Republican political consultant Jim Dornan told the Washington Examiner that such bills at a grade school level are “a solution in search of a problem.”

“I think there's a certain segment of the party that is not interested in culture wars at all,” he said. “I happen to be part of that wing of the party, much more libertarian and focused on economics than on social issues.”

Asked if the governors may reverse course in the face of activist pressure, Dornan said, “Listen, they're loud.”

“I think that these governors are going to do what they honestly think is the right thing to do,” he said.

Saying that “my conservative friends would call me a liberal for saying this,” Dornan argued that “compassion should be part of conservatism.”

“You know, George Bush was president for eight years on that slogan,” he said.

Cox issued a lengthy statement explaining his opposition to the bill, arguing that compassion was one of the reasons he vetoed the bill. Cox said that while he believes “in fairness and protecting the integrity of women’s sports,” the legislation had “several fundamental flaws and should be reconsidered.”

Cox said he was disappointed by some processing problems in the legislature, arguing that good-faith negotiations were circumvented by last-minute changes to the bill’s language shortly before its passage without sufficient opportunity for review or public input.

The governor also broke his opposition down as a matter of numbers: He said that while there are 75,000 high school student-athletes in Utah, just four of them are transgender. Only one of those four, he said, is playing girls' sports.

“That’s what all of this is about,” Cox said. “Four kids who aren’t dominating or winning trophies or taking scholarships.”

Cox also cited high rates of suicidal tendencies or attempts among transgender youth, writing, “even a little acceptance and connection can reduce suicidality significantly.”

“For that reason, as much as any other, I have taken this action in the hope that we can continue to work together and find a better way,” Cox said.

In a letter to the speaker of the Indiana House of Representatives, Holcomb wrote that the bill was written in a way that presumes “that there is an existing problem in K-12 sports in Indiana that requires further state government intervention.”

“It implies that the goals of consistency and fairness in competitive female sports are not currently being met,” Holcomb wrote. “After thorough review, I find no evidence to support either claim even if I support the effort overall.”

But some conservative activists accused the governors of caving to liberal arguments or failing to protect women’s sports.

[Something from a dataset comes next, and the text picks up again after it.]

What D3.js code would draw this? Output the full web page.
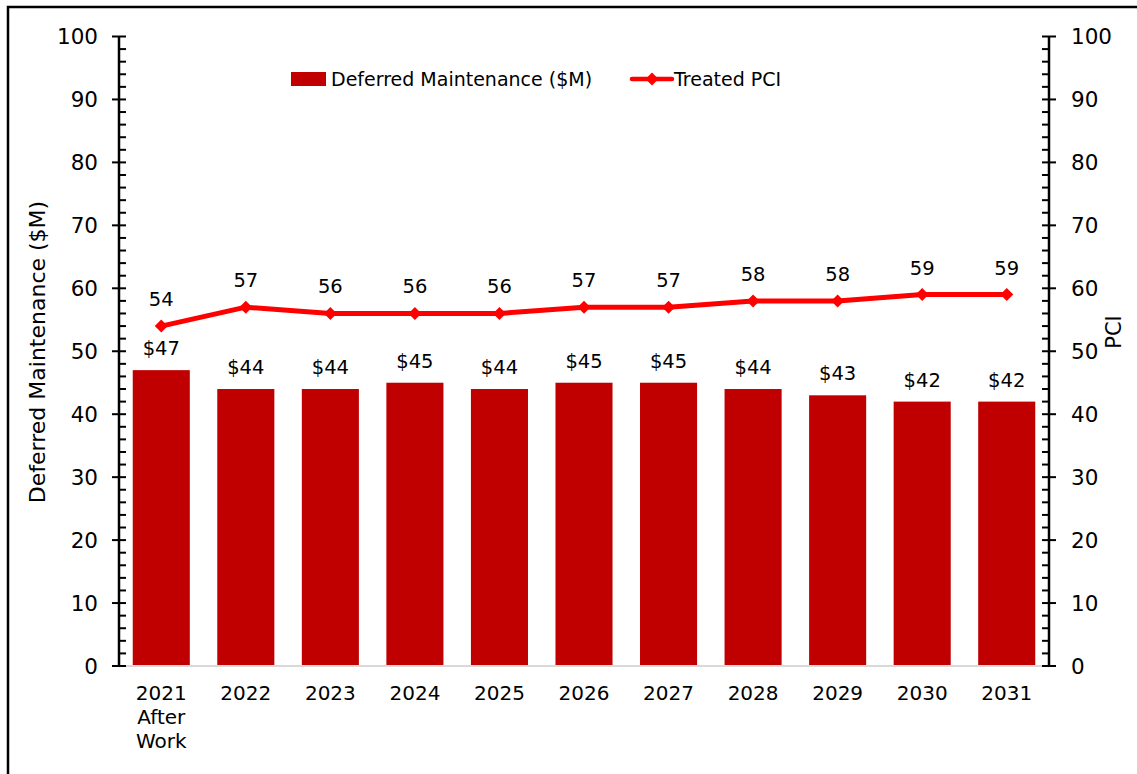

In a blog post this week, Tony Perkins, the president of the Family Research Council, called the governors “gutless” and argued they “had the ability to harness Americans' outrage and do something about a consensus crisis in real time” but “refused.”

“These sellouts should never regain voters' trust, but hopefully their Republican peers have learned a very valuable lesson,” Perkins wrote, before praising DeSantis for his “pushback.”

The governors did earn praise from some gay and transgender groups, including the Human Rights Campaign. Cathryn Oakley, the group’s state legislative director and senior counsel, said in a statement that Cox “heard the voices of transgender students and their families, medical experts, the business community, and advocates for fairness in sports, all of whom oppose discriminatory legislation like HB 11.”

“He’s shown that he sees the humanity of the transgender youth targeted by this legislation — something governors in states like South Dakota and Iowa have refused to do,” Oakley said.


In another statement, Oakley said Holcomb “that would only cause problems, not solve them, by targeting Indiana’s transgender children and making them the targets of exclusion and discrimination in their own schools.”